Любопытная штука – любопытство.
Одно из первых слов, которые мы усваиваем во младенчестве, – «почему». Отчасти из желания больше узнать о загадочном мире, в который мы пришли не по своей воле, отчасти в попытке разобраться, как в этом мире все устроено, а еще из врожденной потребности общаться с другими его обитателями – пройдя первую стадию лепета и гуления, вскоре мы уже спрашиваем: «Почему?»[2] И продолжаем спрашивать всю жизнь. Довольно быстро обнаруживается, что наша пытливость редко бывает вознаграждена содержательными или исчерпывающими ответами и чаще подстегивает желание задавать больше вопросов или дарит удовольствие от общения с окружающими. Любой следователь знает, что утверждение – это барьер; вопросы помогают установить контакт. Интерес – способ показать нашу расположенность к людям.

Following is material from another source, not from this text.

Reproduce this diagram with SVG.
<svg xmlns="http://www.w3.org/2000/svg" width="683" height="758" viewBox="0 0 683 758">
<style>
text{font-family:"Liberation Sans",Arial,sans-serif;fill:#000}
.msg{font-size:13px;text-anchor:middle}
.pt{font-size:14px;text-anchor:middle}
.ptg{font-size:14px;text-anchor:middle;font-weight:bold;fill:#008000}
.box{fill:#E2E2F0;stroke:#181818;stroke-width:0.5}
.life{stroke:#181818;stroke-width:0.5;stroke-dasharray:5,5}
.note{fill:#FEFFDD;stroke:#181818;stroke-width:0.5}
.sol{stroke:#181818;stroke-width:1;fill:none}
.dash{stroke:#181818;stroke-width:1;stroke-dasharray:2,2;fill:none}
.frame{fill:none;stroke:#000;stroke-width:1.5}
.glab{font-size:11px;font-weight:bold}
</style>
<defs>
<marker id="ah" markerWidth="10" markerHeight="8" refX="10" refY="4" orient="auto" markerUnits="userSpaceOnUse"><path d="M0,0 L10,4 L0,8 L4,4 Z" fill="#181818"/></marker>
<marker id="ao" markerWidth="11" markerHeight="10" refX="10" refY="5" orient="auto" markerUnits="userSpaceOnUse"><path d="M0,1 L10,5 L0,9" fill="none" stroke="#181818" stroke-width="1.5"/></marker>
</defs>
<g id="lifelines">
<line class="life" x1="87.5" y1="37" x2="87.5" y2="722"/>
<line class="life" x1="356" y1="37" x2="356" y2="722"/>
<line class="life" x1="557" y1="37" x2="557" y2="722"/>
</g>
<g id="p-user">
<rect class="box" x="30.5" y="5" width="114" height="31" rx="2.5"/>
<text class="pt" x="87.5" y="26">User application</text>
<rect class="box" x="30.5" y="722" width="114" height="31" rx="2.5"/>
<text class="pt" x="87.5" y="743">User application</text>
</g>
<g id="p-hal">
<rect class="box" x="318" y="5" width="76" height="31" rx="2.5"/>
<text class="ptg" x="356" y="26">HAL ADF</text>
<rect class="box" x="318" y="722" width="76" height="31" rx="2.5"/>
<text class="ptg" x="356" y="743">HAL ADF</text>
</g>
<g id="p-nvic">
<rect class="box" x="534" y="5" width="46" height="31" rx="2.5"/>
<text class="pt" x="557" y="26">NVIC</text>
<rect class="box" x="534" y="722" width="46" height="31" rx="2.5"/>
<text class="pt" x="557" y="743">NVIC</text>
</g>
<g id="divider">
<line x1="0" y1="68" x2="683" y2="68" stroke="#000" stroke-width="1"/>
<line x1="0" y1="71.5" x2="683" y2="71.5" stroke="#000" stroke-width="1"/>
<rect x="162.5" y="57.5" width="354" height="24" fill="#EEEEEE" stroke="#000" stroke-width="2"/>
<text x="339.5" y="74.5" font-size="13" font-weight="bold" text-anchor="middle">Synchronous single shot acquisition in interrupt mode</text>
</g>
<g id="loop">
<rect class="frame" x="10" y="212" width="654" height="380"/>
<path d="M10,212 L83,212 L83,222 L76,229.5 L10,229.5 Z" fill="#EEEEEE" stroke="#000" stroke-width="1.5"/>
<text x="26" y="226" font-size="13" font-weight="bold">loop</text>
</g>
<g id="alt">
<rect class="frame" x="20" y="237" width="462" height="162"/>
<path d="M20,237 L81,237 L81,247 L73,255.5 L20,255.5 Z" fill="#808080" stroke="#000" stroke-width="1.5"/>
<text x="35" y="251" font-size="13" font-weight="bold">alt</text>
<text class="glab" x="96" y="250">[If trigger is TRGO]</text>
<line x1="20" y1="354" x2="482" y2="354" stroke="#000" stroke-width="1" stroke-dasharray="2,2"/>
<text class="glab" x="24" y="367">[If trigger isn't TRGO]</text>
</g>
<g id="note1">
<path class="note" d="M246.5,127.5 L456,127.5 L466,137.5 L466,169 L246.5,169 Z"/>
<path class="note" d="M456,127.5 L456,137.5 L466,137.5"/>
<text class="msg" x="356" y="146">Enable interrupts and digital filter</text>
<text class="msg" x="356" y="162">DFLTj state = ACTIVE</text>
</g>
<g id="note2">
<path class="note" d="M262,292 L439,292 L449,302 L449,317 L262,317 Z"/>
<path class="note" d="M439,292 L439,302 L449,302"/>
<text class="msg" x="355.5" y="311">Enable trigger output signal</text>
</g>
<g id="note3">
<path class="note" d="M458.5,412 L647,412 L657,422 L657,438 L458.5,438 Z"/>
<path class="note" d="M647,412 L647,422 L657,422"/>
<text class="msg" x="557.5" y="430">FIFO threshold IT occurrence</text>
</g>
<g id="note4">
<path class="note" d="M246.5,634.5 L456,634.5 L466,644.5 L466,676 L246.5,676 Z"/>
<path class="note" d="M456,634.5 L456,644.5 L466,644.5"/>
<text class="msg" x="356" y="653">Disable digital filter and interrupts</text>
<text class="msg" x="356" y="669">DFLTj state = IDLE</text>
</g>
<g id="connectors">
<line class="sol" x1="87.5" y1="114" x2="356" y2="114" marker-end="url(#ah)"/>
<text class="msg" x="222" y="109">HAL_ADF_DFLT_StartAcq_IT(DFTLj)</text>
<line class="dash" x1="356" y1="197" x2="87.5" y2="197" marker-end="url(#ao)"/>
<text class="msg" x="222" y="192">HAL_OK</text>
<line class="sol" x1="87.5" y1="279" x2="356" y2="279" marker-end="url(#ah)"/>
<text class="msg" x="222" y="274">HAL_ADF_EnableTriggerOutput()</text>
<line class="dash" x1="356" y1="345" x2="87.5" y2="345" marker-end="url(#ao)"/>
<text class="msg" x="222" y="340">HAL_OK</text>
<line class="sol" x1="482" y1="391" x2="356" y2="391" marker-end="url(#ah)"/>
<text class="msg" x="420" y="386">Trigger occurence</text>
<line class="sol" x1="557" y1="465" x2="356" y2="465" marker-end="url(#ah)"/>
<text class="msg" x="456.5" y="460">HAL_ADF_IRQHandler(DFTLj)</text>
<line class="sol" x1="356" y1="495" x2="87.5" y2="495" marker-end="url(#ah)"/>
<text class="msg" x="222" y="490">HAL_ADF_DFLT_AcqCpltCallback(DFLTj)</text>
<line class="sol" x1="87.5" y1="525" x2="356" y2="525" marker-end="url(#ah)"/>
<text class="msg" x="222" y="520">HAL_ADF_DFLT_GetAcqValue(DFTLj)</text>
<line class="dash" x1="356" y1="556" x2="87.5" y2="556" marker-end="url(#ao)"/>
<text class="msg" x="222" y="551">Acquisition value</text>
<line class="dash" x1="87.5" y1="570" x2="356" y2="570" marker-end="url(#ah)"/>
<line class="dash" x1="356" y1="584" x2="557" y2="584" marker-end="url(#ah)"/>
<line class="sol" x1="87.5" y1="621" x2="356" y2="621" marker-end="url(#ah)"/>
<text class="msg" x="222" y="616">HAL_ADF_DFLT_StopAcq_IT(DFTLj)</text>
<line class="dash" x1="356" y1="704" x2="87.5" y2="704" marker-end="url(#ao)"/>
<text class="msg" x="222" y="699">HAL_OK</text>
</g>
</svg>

Возможно, всякое проявление любознательности сводится к знаменитому вопросу Мишеля де Монтеня «Que sais-je?» («Что я знаю?»), который был задан во второй книге «Опытов». Рассуждая о философах-скептиках, Монтень замечает, что им было мало средств речи для выражения собственных мыслей, для этого «понадобился бы какой-то новый язык». «Наш язык, – говорит Монтень, – сплошь состоит из совершенно неприемлемых для них <философов> утвердительных предложений». И добавляет: «Этот образ мыслей более правильно передается вопросительной формой: „Что знаю я?“, – как гласит девиз, начертанный у меня на коромысле весов». Вопрос, конечно же, подсказан сократовским «Познай самого себя», но у Монтеня он подразумевает не экзистенциально обусловленную потребность знать, кто мы такие, а скорее непрерывное вопрошание, в котором существует наш разум, когда начинает углубляться (или уже основательно углубившись) в ту или иную сферу и видит впереди неизведанный простор. В царстве монтеневской мысли утверждения словно оборачиваются своей противоположностью, становясь вопросами[3].

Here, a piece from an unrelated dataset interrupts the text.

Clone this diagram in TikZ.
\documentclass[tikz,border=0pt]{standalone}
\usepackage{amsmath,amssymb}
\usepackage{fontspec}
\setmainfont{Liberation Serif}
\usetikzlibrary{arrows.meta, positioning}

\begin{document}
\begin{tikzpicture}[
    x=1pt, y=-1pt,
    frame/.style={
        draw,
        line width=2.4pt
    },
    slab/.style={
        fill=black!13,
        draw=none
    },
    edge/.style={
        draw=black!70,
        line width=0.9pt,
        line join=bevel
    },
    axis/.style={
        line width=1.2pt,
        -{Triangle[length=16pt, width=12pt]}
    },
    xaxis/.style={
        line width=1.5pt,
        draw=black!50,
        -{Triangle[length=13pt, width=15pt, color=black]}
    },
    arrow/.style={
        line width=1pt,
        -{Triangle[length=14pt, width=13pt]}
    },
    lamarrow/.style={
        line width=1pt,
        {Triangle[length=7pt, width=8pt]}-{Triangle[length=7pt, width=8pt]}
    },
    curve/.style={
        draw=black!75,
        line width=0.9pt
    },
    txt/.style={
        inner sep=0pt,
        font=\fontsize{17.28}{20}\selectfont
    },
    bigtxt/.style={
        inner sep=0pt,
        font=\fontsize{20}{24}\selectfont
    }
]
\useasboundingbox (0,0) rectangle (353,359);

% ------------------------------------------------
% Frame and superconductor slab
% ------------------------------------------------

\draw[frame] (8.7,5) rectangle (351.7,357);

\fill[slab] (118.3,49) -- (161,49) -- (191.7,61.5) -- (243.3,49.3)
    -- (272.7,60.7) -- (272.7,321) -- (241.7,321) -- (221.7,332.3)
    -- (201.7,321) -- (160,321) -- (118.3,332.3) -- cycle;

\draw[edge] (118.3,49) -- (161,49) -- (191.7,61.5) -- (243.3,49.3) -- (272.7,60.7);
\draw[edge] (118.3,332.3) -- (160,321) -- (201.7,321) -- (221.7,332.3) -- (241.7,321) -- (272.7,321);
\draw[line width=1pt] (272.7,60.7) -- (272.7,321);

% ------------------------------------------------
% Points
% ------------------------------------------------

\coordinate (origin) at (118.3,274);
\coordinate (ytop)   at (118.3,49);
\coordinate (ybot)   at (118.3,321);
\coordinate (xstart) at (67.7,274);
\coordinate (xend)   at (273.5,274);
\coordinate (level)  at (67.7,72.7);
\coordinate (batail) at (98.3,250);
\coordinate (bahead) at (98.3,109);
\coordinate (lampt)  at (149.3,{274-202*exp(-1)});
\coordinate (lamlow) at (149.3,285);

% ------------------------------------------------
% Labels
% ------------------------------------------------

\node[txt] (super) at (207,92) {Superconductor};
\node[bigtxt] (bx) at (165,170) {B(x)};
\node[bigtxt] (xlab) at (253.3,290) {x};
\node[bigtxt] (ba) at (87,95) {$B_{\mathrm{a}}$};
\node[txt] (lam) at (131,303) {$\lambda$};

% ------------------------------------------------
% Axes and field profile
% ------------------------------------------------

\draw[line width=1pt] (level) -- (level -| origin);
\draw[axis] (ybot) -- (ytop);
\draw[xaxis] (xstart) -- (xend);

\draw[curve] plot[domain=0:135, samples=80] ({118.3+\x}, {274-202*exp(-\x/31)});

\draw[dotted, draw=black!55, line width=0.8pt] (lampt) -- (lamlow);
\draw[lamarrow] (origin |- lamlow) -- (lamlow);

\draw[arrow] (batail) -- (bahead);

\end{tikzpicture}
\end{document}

Моя дружба с Монтенем началась, когда я был еще подростком, и с тех пор его «Опыты» стали моей своеобразной автобиографией: я по-прежнему нахожу в его текстах отражение собственных размышлений и опыта, переданных в блистательной прозе. Обращается ли Монтень к традиционным понятиям (дружеский долг, границы просвещения, радости сельской жизни) или исследует экстраординарные явления (природу каннибализма, сущность безобразных тварей, прок от большого пальца), он задает векторы моей собственной пытливости, разметанные по разным эпохам и множеству направлений. «Книги не столько обучили меня чему-то, – признается он, – сколько послужили мне для упражнения моих умственных способностей»[4]. В точности мой случай.
Размышляя о монтеневском подходе к чтению, я, например, подумал: нельзя ли истолковать произнесенное им «que sais-je?», пользуясь его же методом, когда идеи черпаются в библиотеке (не зря он сравнивал себя как читателя с пчелой, которая собирает пыльцу, чтобы принести мед) и проецируются на более позднее время, в котором живу я?[5]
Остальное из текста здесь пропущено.